# Exercise objective:
Leaving the pictures aside, transcribe every line below exactly.

# Supplied material:
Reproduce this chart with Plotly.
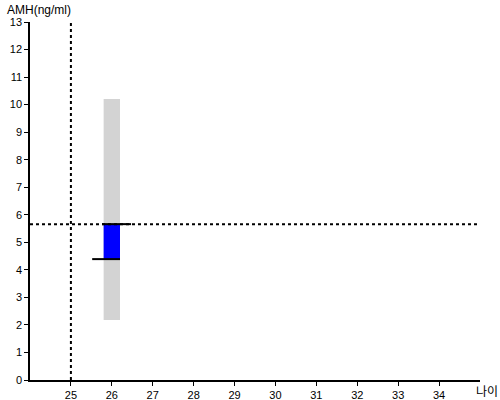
import plotly.graph_objects as go

# AMH chart data
ages = [26]
ref_low = [2.18]
ref_high = [10.2]
amh_low = [4.39]
amh_high = [5.66]

current_age = 25
current_amh = 5.66

# short marker lines at the top and bottom of the blue bar
top_line_x = [25.76, 26.47]
top_line_y = [5.66, 5.66]
bottom_line_x = [25.52, 26.2]
bottom_line_y = [4.39, 4.39]

x_ticks = list(range(25, 35))
y_ticks = list(range(0, 14))

fig = go.Figure()

# reference range (grey)
fig.add_trace(go.Bar(x=ages, y=[h - l for h, l in zip(ref_high, ref_low)], base=ref_low,
                     width=0.4, marker=dict(color='#d3d3d3', line=dict(width=0)),
                     showlegend=False, hoverinfo='skip'))
# own range (blue)
fig.add_trace(go.Bar(x=ages, y=[h - l for h, l in zip(amh_high, amh_low)], base=amh_low,
                     width=0.4, marker=dict(color='#0000ff', line=dict(width=0)),
                     showlegend=False, hoverinfo='skip'))

fig.add_trace(go.Scatter(x=top_line_x, y=top_line_y, mode='lines',
                         line=dict(color='black', width=2), showlegend=False))
fig.add_trace(go.Scatter(x=bottom_line_x, y=bottom_line_y, mode='lines',
                         line=dict(color='black', width=2), showlegend=False))

# dotted guide lines
fig.add_trace(go.Scatter(x=[current_age, current_age], y=[0, 13], mode='lines',
                         line=dict(color='black', width=2, dash='dot'), showlegend=False))
fig.add_trace(go.Scatter(x=[24, 35], y=[current_amh, current_amh], mode='lines',
                         line=dict(color='black', width=2, dash='dot'), showlegend=False))

fig.update_layout(
    width=500, height=400,
    margin=dict(l=30, r=20, t=22, b=20),
    plot_bgcolor='white', paper_bgcolor='white',
    barmode='overlay',
    font=dict(family='Liberation Sans, Arial', size=11, color='black'),
    xaxis=dict(range=[24, 35], tickvals=x_ticks, showgrid=False, zeroline=False,
               showline=True, linecolor='black', linewidth=1.5, automargin=False,
               ticks='outside', ticklen=4, tickcolor='black'),
    yaxis=dict(range=[0, 13], tickvals=y_ticks, showgrid=False, zeroline=False,
               showline=True, linecolor='black', linewidth=1.5, automargin=False,
               ticks='outside', ticklen=4, tickcolor='black'),
    annotations=[
        dict(text='AMH(ng/ml)', x=0, y=1.0, xref='paper', yref='paper',
             xanchor='left', yanchor='bottom', showarrow=False, font=dict(size=12),
             xshift=-25, yshift=3),
        dict(text='나이', x=1.0, y=0, xref='paper', yref='paper',
             xanchor='left', yanchor='top', showarrow=False,
             font=dict(size=12, family='Noto Sans CJK KR'), xshift=-6, yshift=0),
    ],
)

# drop the page's default body margin so the figure fills the window
fig.write_html("out.html", config={'displayModeBar': False},
               post_script="document.body.style.margin='0px';")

# Response to the task:
Reproduce this chart with Plotly.
import plotly.graph_objects as go

# AMH chart data
ages = [26]
ref_low = [2.18]
ref_high = [10.2]
amh_low = [4.39]
amh_high = [5.66]

current_age = 25
current_amh = 5.66

# short marker lines at the top and bottom of the blue bar
top_line_x = [25.76, 26.47]
top_line_y = [5.66, 5.66]
bottom_line_x = [25.52, 26.2]
bottom_line_y = [4.39, 4.39]

x_ticks = list(range(25, 35))
y_ticks = list(range(0, 14))

fig = go.Figure()

# reference range (grey)
fig.add_trace(go.Bar(x=ages, y=[h - l for h, l in zip(ref_high, ref_low)], base=ref_low,
                     width=0.4, marker=dict(color='#d3d3d3', line=dict(width=0)),
                     showlegend=False, hoverinfo='skip'))
# own range (blue)
fig.add_trace(go.Bar(x=ages, y=[h - l for h, l in zip(amh_high, amh_low)], base=amh_low,
                     width=0.4, marker=dict(color='#0000ff', line=dict(width=0)),
                     showlegend=False, hoverinfo='skip'))

fig.add_trace(go.Scatter(x=top_line_x, y=top_line_y, mode='lines',
                         line=dict(color='black', width=2), showlegend=False))
fig.add_trace(go.Scatter(x=bottom_line_x, y=bottom_line_y, mode='lines',
                         line=dict(color='black', width=2), showlegend=False))

# dotted guide lines
fig.add_trace(go.Scatter(x=[current_age, current_age], y=[0, 13], mode='lines',
                         line=dict(color='black', width=2, dash='dot'), showlegend=False))
fig.add_trace(go.Scatter(x=[24, 35], y=[current_amh, current_amh], mode='lines',
                         line=dict(color='black', width=2, dash='dot'), showlegend=False))

fig.update_layout(
    width=500, height=400,
    margin=dict(l=30, r=20, t=22, b=20),
    plot_bgcolor='white', paper_bgcolor='white',
    barmode='overlay',
    font=dict(family='Liberation Sans, Arial', size=11, color='black'),
    xaxis=dict(range=[24, 35], tickvals=x_ticks, showgrid=False, zeroline=False,
               showline=True, linecolor='black', linewidth=1.5, automargin=False,
               ticks='outside', ticklen=4, tickcolor='black'),
    yaxis=dict(range=[0, 13], tickvals=y_ticks, showgrid=False, zeroline=False,
               showline=True, linecolor='black', linewidth=1.5, automargin=False,
               ticks='outside', ticklen=4, tickcolor='black'),
    annotations=[
        dict(text='AMH(ng/ml)', x=0, y=1.0, xref='paper', yref='paper',
             xanchor='left', yanchor='bottom', showarrow=False, font=dict(size=12),
             xshift=-25, yshift=3),
        dict(text='나이', x=1.0, y=0, xref='paper', yref='paper',
             xanchor='left', yanchor='top', showarrow=False,
             font=dict(size=12, family='Noto Sans CJK KR'), xshift=-6, yshift=0),
    ],
)

# drop the page's default body margin so the figure fills the window
fig.write_html("out.html", config={'displayModeBar': False},
               post_script="document.body.style.margin='0px';")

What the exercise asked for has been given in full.